--- start ---
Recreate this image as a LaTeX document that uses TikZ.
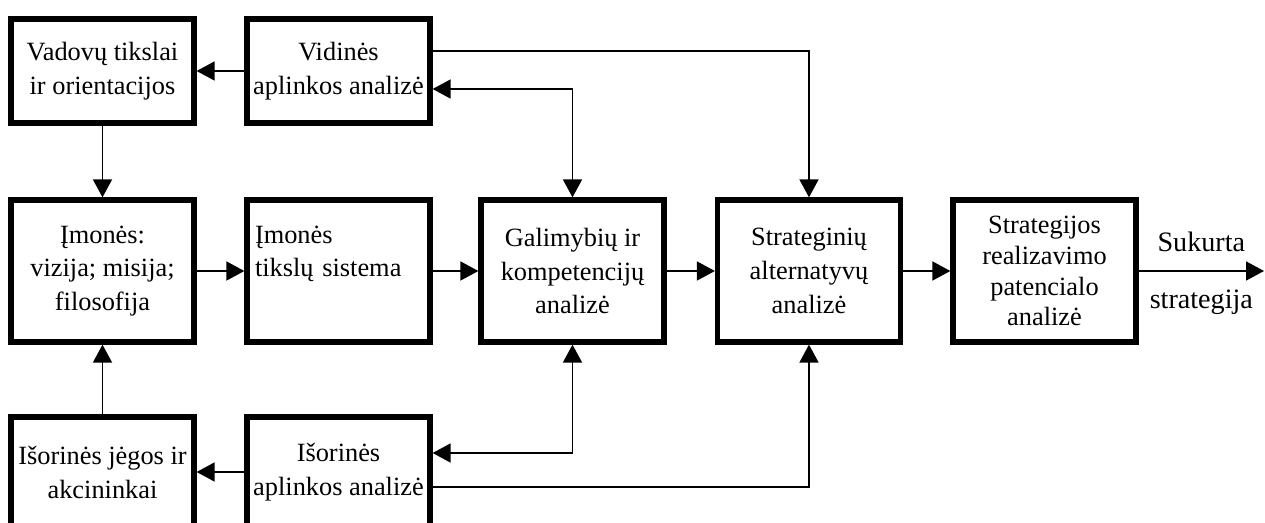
\documentclass[tikz,border=0pt]{standalone}
\usepackage{fontspec}
\setmainfont{Liberation Serif}
\usetikzlibrary{arrows.meta}

\begin{document}
\begin{tikzpicture}[
    box/.style={draw, line width=3pt, minimum width=3.66cm, align=center, inner sep=1pt,
                font=\fontsize{15}{19.3}\selectfont},
    conn/.style={-{Triangle[length=3.6mm, width=3.8mm]}, line width=1pt},
    both/.style={{Triangle[length=3.6mm, width=3.8mm]}-{Triangle[length=3.6mm, width=3.8mm]}, line width=1pt},
    lbl/.style={font=\fontsize{16}{19.3}\selectfont}
]

    \useasboundingbox (0,0) rectangle (25.3,10.44);
    \clip (0,0) rectangle (25.3,10.44);

    % top row
    \node[box, minimum height=2.08cm] (vad) at (2.05,9.02) {Vadovų tikslai\\ir orientacijos};
    \node[box, minimum height=2.08cm] (vid) at (6.77,9.02) {Vidinės\\aplinkos analizė};

    % middle row
    \node[box, minimum height=2.84cm] (imv) at (2.05,5.02) {Įmonės:\\vizija; misija;\\filosofija};
    \node[box, minimum height=2.84cm, align=left, text width=3.34cm, inner xsep=0.16cm] (ims) at (6.77,5.02) {Įmonės\\tikslų sistema\\\vphantom{filosofija}};
    \node[box, minimum height=2.84cm] (gal) at (11.45,5.02) {Galimybių ir\\kompetencijų\\analizė};
    \node[box, minimum height=2.84cm] (sta) at (16.18,5.02) {Strateginių\\alternatyvų\\analizė};
    \node[box, minimum height=2.84cm, font=\fontsize{15}{17.6}\selectfont] (pot) at (20.89,5.02) {Strategijos\\realizavimo\\patencialo\\analizė};

    % bottom row (cut at the lower edge)
    \node[box, minimum height=2.2cm] (isj) at (2.05,1.0) {Išorinės jėgos ir\\akcininkai};
    \node[box, minimum height=2.2cm] (isa) at (6.77,1.0) {Išorinės\\aplinkos analizė};

    % straight arrows
    \draw[conn] (vid.west) -- (vad.east);
    \draw[conn] (vad.south) -- (imv.north);
    \draw[conn] (isj.north) -- (imv.south);
    \draw[conn] (isa.west) -- (isj.east);
    \draw[conn] (imv.east) -- (ims.west);
    \draw[conn] (ims.east) -- (gal.west);
    \draw[conn] (gal.east) -- (sta.west);
    \draw[conn] (sta.east) -- (pot.west);

    % elbow arrows
    \draw[conn] ([yshift=0.4cm]vid.east) -| (sta.north);
    \draw[both] ([yshift=-0.36cm]vid.east) -| (gal.north);
    \draw[both] ([yshift=0.38cm]isa.east) -| (gal.south);
    \draw[conn] ([yshift=-0.3cm]isa.east) -| (sta.south);

    % output
    \coordinate (out) at (25.28,5.02);
    \draw[conn] (pot.east) -- (out)
        node[lbl, midway, above=7pt] (suk) {Sukurta}
        node[lbl, midway, below=7pt] (stg) {strategija};

\end{tikzpicture}
\end{document}
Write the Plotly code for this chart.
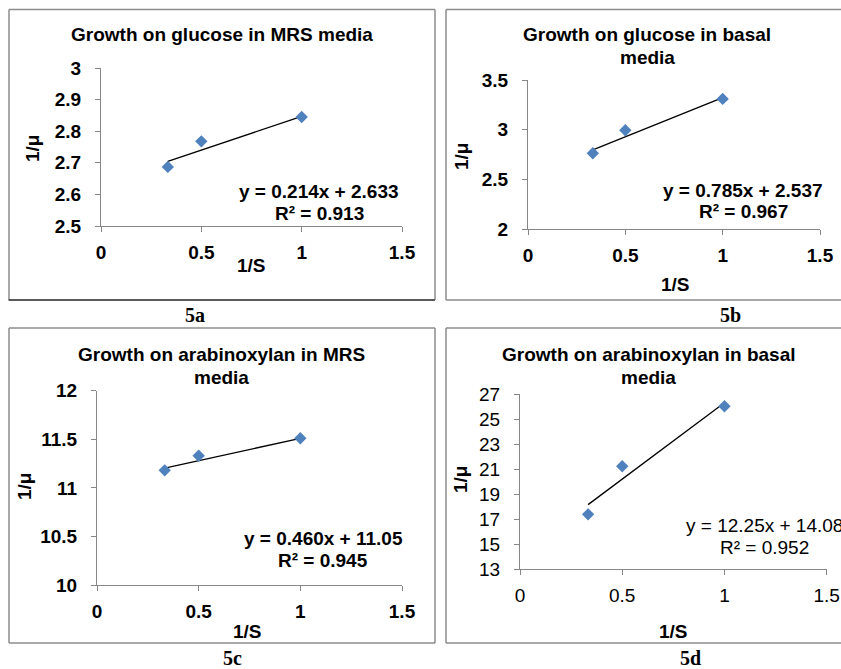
--- end ---
Copy every record above exactly, leaving out the pictures.

§ SOLUTION TO THE EXERCISE:
Recreate this image as a LaTeX document that uses TikZ.
\documentclass[tikz,border=0pt]{standalone}
\usepackage{fontspec}
\setmainfont{Liberation Serif}
\usetikzlibrary{arrows.meta}

\begin{document}
\begin{tikzpicture}[
    box/.style={draw, line width=3pt, minimum width=3.66cm, align=center, inner sep=1pt,
                font=\fontsize{15}{19.3}\selectfont},
    conn/.style={-{Triangle[length=3.6mm, width=3.8mm]}, line width=1pt},
    both/.style={{Triangle[length=3.6mm, width=3.8mm]}-{Triangle[length=3.6mm, width=3.8mm]}, line width=1pt},
    lbl/.style={font=\fontsize{16}{19.3}\selectfont}
]

    \useasboundingbox (0,0) rectangle (25.3,10.44);
    \clip (0,0) rectangle (25.3,10.44);

    % top row
    \node[box, minimum height=2.08cm] (vad) at (2.05,9.02) {Vadovų tikslai\\ir orientacijos};
    \node[box, minimum height=2.08cm] (vid) at (6.77,9.02) {Vidinės\\aplinkos analizė};

    % middle row
    \node[box, minimum height=2.84cm] (imv) at (2.05,5.02) {Įmonės:\\vizija; misija;\\filosofija};
    \node[box, minimum height=2.84cm, align=left, text width=3.34cm, inner xsep=0.16cm] (ims) at (6.77,5.02) {Įmonės\\tikslų sistema\\\vphantom{filosofija}};
    \node[box, minimum height=2.84cm] (gal) at (11.45,5.02) {Galimybių ir\\kompetencijų\\analizė};
    \node[box, minimum height=2.84cm] (sta) at (16.18,5.02) {Strateginių\\alternatyvų\\analizė};
    \node[box, minimum height=2.84cm, font=\fontsize{15}{17.6}\selectfont] (pot) at (20.89,5.02) {Strategijos\\realizavimo\\patencialo\\analizė};

    % bottom row (cut at the lower edge)
    \node[box, minimum height=2.2cm] (isj) at (2.05,1.0) {Išorinės jėgos ir\\akcininkai};
    \node[box, minimum height=2.2cm] (isa) at (6.77,1.0) {Išorinės\\aplinkos analizė};

    % straight arrows
    \draw[conn] (vid.west) -- (vad.east);
    \draw[conn] (vad.south) -- (imv.north);
    \draw[conn] (isj.north) -- (imv.south);
    \draw[conn] (isa.west) -- (isj.east);
    \draw[conn] (imv.east) -- (ims.west);
    \draw[conn] (ims.east) -- (gal.west);
    \draw[conn] (gal.east) -- (sta.west);
    \draw[conn] (sta.east) -- (pot.west);

    % elbow arrows
    \draw[conn] ([yshift=0.4cm]vid.east) -| (sta.north);
    \draw[both] ([yshift=-0.36cm]vid.east) -| (gal.north);
    \draw[both] ([yshift=0.38cm]isa.east) -| (gal.south);
    \draw[conn] ([yshift=-0.3cm]isa.east) -| (sta.south);

    % output
    \coordinate (out) at (25.28,5.02);
    \draw[conn] (pot.east) -- (out)
        node[lbl, midway, above=7pt] (suk) {Sukurta}
        node[lbl, midway, below=7pt] (stg) {strategija};

\end{tikzpicture}
\end{document}
Write the Plotly code for this chart.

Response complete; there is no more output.